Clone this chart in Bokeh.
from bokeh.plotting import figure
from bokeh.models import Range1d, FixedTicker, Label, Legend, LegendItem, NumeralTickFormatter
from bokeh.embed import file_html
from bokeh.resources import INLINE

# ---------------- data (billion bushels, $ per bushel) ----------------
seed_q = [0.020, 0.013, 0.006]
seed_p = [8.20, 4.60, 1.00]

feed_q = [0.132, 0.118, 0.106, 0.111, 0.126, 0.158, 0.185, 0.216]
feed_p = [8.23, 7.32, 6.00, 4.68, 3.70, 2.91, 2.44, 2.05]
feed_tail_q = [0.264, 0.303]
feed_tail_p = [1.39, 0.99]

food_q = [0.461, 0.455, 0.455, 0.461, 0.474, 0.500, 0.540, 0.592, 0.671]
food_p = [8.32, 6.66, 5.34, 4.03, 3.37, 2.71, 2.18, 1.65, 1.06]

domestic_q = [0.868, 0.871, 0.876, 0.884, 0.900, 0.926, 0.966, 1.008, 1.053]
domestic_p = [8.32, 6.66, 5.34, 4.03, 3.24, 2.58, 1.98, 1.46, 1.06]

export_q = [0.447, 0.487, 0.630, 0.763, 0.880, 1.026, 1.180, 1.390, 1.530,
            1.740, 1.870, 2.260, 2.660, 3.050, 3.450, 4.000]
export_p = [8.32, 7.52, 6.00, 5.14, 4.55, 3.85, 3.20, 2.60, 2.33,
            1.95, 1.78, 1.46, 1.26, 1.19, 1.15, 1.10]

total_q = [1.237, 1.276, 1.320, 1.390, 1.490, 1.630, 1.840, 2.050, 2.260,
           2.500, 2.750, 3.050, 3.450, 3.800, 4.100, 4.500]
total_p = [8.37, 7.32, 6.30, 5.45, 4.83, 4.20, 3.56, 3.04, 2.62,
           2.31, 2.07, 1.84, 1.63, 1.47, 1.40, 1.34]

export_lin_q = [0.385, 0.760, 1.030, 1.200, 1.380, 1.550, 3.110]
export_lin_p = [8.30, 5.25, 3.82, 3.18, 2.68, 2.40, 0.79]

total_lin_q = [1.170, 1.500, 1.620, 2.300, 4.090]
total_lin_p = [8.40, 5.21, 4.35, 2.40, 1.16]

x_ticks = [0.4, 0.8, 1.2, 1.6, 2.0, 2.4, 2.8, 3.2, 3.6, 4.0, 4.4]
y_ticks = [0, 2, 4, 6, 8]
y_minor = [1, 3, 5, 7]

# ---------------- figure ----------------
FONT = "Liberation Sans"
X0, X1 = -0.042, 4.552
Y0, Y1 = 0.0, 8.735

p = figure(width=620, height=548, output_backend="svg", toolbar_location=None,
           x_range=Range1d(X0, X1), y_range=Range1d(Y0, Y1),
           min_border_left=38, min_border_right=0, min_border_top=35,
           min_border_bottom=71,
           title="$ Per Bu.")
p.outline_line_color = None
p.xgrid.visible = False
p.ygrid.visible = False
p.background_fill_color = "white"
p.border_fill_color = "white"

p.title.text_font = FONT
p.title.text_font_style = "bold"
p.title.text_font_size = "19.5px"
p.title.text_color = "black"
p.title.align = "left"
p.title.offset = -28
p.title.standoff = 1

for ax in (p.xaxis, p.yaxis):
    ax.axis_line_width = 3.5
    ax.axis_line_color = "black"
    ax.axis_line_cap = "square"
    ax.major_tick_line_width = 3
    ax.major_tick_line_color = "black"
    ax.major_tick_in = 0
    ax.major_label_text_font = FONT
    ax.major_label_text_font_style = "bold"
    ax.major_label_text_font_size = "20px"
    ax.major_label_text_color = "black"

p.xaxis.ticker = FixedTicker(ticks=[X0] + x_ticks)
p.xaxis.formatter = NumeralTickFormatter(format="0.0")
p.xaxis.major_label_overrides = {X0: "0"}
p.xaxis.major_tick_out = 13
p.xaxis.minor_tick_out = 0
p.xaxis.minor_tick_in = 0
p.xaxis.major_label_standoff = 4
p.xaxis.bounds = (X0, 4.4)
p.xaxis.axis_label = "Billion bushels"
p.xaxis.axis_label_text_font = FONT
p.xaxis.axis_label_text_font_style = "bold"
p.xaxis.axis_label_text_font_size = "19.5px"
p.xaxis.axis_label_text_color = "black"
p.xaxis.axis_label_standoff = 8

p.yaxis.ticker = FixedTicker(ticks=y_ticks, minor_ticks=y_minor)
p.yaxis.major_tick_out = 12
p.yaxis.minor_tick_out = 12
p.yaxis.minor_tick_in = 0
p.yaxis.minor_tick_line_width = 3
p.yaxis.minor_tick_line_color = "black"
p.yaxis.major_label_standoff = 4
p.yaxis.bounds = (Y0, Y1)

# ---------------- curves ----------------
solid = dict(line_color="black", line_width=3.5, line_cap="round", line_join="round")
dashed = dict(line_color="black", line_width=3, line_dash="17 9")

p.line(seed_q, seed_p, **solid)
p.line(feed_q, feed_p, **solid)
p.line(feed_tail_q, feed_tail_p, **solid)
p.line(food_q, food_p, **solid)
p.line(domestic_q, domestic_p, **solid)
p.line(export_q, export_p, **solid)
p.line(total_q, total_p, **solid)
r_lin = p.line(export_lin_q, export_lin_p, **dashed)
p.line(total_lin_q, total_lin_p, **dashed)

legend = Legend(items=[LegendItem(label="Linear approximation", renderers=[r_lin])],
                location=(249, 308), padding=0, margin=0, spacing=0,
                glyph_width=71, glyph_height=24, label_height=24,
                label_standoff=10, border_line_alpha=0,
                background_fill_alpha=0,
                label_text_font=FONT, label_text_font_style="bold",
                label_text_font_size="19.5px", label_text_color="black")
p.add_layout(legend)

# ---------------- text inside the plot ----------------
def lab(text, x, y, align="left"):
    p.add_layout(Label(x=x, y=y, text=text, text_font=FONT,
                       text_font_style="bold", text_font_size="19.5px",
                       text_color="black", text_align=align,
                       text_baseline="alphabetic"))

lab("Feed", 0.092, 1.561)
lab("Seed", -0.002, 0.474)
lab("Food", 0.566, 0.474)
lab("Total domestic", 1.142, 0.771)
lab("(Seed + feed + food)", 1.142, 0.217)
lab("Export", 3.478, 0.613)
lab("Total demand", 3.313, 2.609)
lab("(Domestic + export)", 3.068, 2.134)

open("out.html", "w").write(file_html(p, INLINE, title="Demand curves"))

----------

> [What needs to be done] Write the material out exactly, with nothing left out.

> [Exercise output]
Clone this chart in Bokeh.
from bokeh.plotting import figure
from bokeh.models import Range1d, FixedTicker, Label, Legend, LegendItem, NumeralTickFormatter
from bokeh.embed import file_html
from bokeh.resources import INLINE

# ---------------- data (billion bushels, $ per bushel) ----------------
seed_q = [0.020, 0.013, 0.006]
seed_p = [8.20, 4.60, 1.00]

feed_q = [0.132, 0.118, 0.106, 0.111, 0.126, 0.158, 0.185, 0.216]
feed_p = [8.23, 7.32, 6.00, 4.68, 3.70, 2.91, 2.44, 2.05]
feed_tail_q = [0.264, 0.303]
feed_tail_p = [1.39, 0.99]

food_q = [0.461, 0.455, 0.455, 0.461, 0.474, 0.500, 0.540, 0.592, 0.671]
food_p = [8.32, 6.66, 5.34, 4.03, 3.37, 2.71, 2.18, 1.65, 1.06]

domestic_q = [0.868, 0.871, 0.876, 0.884, 0.900, 0.926, 0.966, 1.008, 1.053]
domestic_p = [8.32, 6.66, 5.34, 4.03, 3.24, 2.58, 1.98, 1.46, 1.06]

export_q = [0.447, 0.487, 0.630, 0.763, 0.880, 1.026, 1.180, 1.390, 1.530,
            1.740, 1.870, 2.260, 2.660, 3.050, 3.450, 4.000]
export_p = [8.32, 7.52, 6.00, 5.14, 4.55, 3.85, 3.20, 2.60, 2.33,
            1.95, 1.78, 1.46, 1.26, 1.19, 1.15, 1.10]

total_q = [1.237, 1.276, 1.320, 1.390, 1.490, 1.630, 1.840, 2.050, 2.260,
           2.500, 2.750, 3.050, 3.450, 3.800, 4.100, 4.500]
total_p = [8.37, 7.32, 6.30, 5.45, 4.83, 4.20, 3.56, 3.04, 2.62,
           2.31, 2.07, 1.84, 1.63, 1.47, 1.40, 1.34]

export_lin_q = [0.385, 0.760, 1.030, 1.200, 1.380, 1.550, 3.110]
export_lin_p = [8.30, 5.25, 3.82, 3.18, 2.68, 2.40, 0.79]

total_lin_q = [1.170, 1.500, 1.620, 2.300, 4.090]
total_lin_p = [8.40, 5.21, 4.35, 2.40, 1.16]

x_ticks = [0.4, 0.8, 1.2, 1.6, 2.0, 2.4, 2.8, 3.2, 3.6, 4.0, 4.4]
y_ticks = [0, 2, 4, 6, 8]
y_minor = [1, 3, 5, 7]

# ---------------- figure ----------------
FONT = "Liberation Sans"
X0, X1 = -0.042, 4.552
Y0, Y1 = 0.0, 8.735

p = figure(width=620, height=548, output_backend="svg", toolbar_location=None,
           x_range=Range1d(X0, X1), y_range=Range1d(Y0, Y1),
           min_border_left=38, min_border_right=0, min_border_top=35,
           min_border_bottom=71,
           title="$ Per Bu.")
p.outline_line_color = None
p.xgrid.visible = False
p.ygrid.visible = False
p.background_fill_color = "white"
p.border_fill_color = "white"

p.title.text_font = FONT
p.title.text_font_style = "bold"
p.title.text_font_size = "19.5px"
p.title.text_color = "black"
p.title.align = "left"
p.title.offset = -28
p.title.standoff = 1

for ax in (p.xaxis, p.yaxis):
    ax.axis_line_width = 3.5
    ax.axis_line_color = "black"
    ax.axis_line_cap = "square"
    ax.major_tick_line_width = 3
    ax.major_tick_line_color = "black"
    ax.major_tick_in = 0
    ax.major_label_text_font = FONT
    ax.major_label_text_font_style = "bold"
    ax.major_label_text_font_size = "20px"
    ax.major_label_text_color = "black"

p.xaxis.ticker = FixedTicker(ticks=[X0] + x_ticks)
p.xaxis.formatter = NumeralTickFormatter(format="0.0")
p.xaxis.major_label_overrides = {X0: "0"}
p.xaxis.major_tick_out = 13
p.xaxis.minor_tick_out = 0
p.xaxis.minor_tick_in = 0
p.xaxis.major_label_standoff = 4
p.xaxis.bounds = (X0, 4.4)
p.xaxis.axis_label = "Billion bushels"
p.xaxis.axis_label_text_font = FONT
p.xaxis.axis_label_text_font_style = "bold"
p.xaxis.axis_label_text_font_size = "19.5px"
p.xaxis.axis_label_text_color = "black"
p.xaxis.axis_label_standoff = 8

p.yaxis.ticker = FixedTicker(ticks=y_ticks, minor_ticks=y_minor)
p.yaxis.major_tick_out = 12
p.yaxis.minor_tick_out = 12
p.yaxis.minor_tick_in = 0
p.yaxis.minor_tick_line_width = 3
p.yaxis.minor_tick_line_color = "black"
p.yaxis.major_label_standoff = 4
p.yaxis.bounds = (Y0, Y1)

# ---------------- curves ----------------
solid = dict(line_color="black", line_width=3.5, line_cap="round", line_join="round")
dashed = dict(line_color="black", line_width=3, line_dash="17 9")

p.line(seed_q, seed_p, **solid)
p.line(feed_q, feed_p, **solid)
p.line(feed_tail_q, feed_tail_p, **solid)
p.line(food_q, food_p, **solid)
p.line(domestic_q, domestic_p, **solid)
p.line(export_q, export_p, **solid)
p.line(total_q, total_p, **solid)
r_lin = p.line(export_lin_q, export_lin_p, **dashed)
p.line(total_lin_q, total_lin_p, **dashed)

legend = Legend(items=[LegendItem(label="Linear approximation", renderers=[r_lin])],
                location=(249, 308), padding=0, margin=0, spacing=0,
                glyph_width=71, glyph_height=24, label_height=24,
                label_standoff=10, border_line_alpha=0,
                background_fill_alpha=0,
                label_text_font=FONT, label_text_font_style="bold",
                label_text_font_size="19.5px", label_text_color="black")
p.add_layout(legend)

# ---------------- text inside the plot ----------------
def lab(text, x, y, align="left"):
    p.add_layout(Label(x=x, y=y, text=text, text_font=FONT,
                       text_font_style="bold", text_font_size="19.5px",
                       text_color="black", text_align=align,
                       text_baseline="alphabetic"))

lab("Feed", 0.092, 1.561)
lab("Seed", -0.002, 0.474)
lab("Food", 0.566, 0.474)
lab("Total domestic", 1.142, 0.771)
lab("(Seed + feed + food)", 1.142, 0.217)
lab("Export", 3.478, 0.613)
lab("Total demand", 3.313, 2.609)
lab("(Domestic + export)", 3.068, 2.134)

open("out.html", "w").write(file_html(p, INLINE, title="Demand curves"))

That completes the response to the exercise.